Prices for real estate have grown too: a two-bedroom apartment in Stepanakert costs an average of $70,000. Only two years ago, the price for such an apartment was no more than $22,000. And immediately after the war—in 1994-98, three-room apartments could be purchased for $3-4,000.
But nothing came easy. Immediately after the cease of hostilities a group of military officers lead by the then Minister of Defense Samvel Babayan came to power in the country. Even though Robert Kocharian was elected as president, power was in the hands of the military. Many of them soon became very rich. Nonetheless, some too were instrumental in securing the massive rehabilitation projects carried out to recover what the war had destroyed.
It was made possible mostly due to efforts and assistance of the Armenian Diaspora, without which Karabakhtsis might have never survived and recovered. In 1996, repair of the only road connecting Karabakh to Armenia and the rest of the world, the Stepanakert-Goris highway, was completed through contributions to Hayastan All-Armenian Fund. Ever since, residents of Karabakh, deprived of air and railway communication, can reach Yerevan from Stepanakert in five to six hours by car. In recent years, the Fund has concentrated on rebuilding internal roads, primarily the North-South highway.

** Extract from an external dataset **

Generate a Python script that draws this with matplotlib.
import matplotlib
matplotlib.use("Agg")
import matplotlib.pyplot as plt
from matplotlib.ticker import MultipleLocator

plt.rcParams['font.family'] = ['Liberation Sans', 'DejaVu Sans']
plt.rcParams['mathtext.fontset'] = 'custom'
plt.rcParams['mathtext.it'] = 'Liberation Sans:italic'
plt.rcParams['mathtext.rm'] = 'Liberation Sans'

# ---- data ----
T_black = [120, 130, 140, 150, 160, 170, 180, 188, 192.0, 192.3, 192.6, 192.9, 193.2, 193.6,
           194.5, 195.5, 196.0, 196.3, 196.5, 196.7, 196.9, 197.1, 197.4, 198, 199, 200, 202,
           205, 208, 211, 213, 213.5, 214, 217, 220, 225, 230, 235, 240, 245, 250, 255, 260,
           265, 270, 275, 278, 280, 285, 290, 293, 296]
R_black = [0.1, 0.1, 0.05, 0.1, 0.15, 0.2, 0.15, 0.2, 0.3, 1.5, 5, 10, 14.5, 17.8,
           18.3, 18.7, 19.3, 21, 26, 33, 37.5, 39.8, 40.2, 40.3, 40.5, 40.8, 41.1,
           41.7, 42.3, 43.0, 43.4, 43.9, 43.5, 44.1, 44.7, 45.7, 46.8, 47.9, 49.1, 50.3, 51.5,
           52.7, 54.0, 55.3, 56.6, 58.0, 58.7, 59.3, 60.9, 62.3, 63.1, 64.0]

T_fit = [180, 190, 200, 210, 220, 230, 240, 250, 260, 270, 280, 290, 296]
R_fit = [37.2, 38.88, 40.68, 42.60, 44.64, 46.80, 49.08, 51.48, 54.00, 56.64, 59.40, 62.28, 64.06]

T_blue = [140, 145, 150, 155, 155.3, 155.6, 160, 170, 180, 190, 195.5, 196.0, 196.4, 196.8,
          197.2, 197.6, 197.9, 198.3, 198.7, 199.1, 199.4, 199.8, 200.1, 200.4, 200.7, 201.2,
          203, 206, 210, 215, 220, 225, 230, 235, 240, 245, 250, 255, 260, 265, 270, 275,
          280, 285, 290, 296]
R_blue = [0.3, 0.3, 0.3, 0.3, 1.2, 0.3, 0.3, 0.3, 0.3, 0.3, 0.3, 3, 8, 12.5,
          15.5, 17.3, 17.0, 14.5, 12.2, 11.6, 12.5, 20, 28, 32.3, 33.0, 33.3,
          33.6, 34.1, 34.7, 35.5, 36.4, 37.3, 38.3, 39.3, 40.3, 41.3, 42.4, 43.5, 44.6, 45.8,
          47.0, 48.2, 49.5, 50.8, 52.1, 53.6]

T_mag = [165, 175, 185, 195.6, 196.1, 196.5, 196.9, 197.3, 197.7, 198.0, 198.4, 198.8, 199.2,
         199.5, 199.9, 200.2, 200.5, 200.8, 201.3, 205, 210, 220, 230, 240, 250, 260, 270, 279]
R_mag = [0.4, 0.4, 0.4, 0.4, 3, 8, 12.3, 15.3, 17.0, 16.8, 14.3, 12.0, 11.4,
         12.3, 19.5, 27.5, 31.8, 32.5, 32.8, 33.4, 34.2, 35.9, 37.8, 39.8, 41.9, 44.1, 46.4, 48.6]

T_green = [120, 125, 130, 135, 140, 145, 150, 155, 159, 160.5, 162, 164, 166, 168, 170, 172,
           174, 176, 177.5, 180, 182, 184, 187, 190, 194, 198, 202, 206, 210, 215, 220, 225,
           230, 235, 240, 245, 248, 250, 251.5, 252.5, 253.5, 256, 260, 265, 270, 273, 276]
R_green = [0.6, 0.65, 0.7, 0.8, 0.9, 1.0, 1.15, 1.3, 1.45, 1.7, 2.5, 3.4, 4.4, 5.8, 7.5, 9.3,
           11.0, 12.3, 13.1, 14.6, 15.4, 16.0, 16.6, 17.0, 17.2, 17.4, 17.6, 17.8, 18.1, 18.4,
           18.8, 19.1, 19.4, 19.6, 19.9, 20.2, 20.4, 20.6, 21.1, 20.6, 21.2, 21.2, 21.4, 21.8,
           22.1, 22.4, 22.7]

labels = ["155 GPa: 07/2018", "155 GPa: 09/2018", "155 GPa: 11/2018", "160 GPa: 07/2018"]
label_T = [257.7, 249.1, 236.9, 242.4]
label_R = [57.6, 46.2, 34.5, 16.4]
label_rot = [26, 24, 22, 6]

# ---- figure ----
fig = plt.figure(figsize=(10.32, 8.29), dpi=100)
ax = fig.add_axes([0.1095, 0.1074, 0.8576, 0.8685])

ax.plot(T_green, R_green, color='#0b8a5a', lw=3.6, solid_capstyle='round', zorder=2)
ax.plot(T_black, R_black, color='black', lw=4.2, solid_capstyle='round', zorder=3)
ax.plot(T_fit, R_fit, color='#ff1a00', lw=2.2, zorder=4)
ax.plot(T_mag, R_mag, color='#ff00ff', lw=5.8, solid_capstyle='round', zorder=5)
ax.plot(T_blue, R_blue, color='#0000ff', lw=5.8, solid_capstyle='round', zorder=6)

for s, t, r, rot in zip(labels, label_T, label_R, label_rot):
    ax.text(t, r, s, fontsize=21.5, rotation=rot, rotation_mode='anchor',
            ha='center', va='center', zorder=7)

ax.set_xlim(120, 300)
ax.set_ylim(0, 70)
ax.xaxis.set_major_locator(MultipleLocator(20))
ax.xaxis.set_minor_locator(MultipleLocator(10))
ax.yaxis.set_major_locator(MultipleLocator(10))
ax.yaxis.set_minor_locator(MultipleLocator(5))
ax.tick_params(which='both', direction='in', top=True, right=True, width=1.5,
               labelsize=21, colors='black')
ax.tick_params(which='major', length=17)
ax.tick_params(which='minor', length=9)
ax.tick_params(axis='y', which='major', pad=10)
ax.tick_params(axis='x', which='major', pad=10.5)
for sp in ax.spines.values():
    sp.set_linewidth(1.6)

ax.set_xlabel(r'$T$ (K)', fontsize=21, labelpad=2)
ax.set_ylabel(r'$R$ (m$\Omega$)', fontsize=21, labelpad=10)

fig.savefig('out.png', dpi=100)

A middle-aged woman in Karabakh, reflecting on the events of the past 20 years, philosophically said: “I have come to the conclusion that there is nothing left in the world that I haven’t faced. When I was 16, my family and I, barefooted, hardly escaped pogroms in Baku. I got married early and had a daughter. My husband died in 1994. We lived in an apartment, often half-starving. I had to ask my neighbors not to throw away bones of cooked meat, so that I could give what meat was left on them to my child. Thank God, my daughter has grown, I am employed, we have been given an apartment. But I have lost the ability to be surprised.”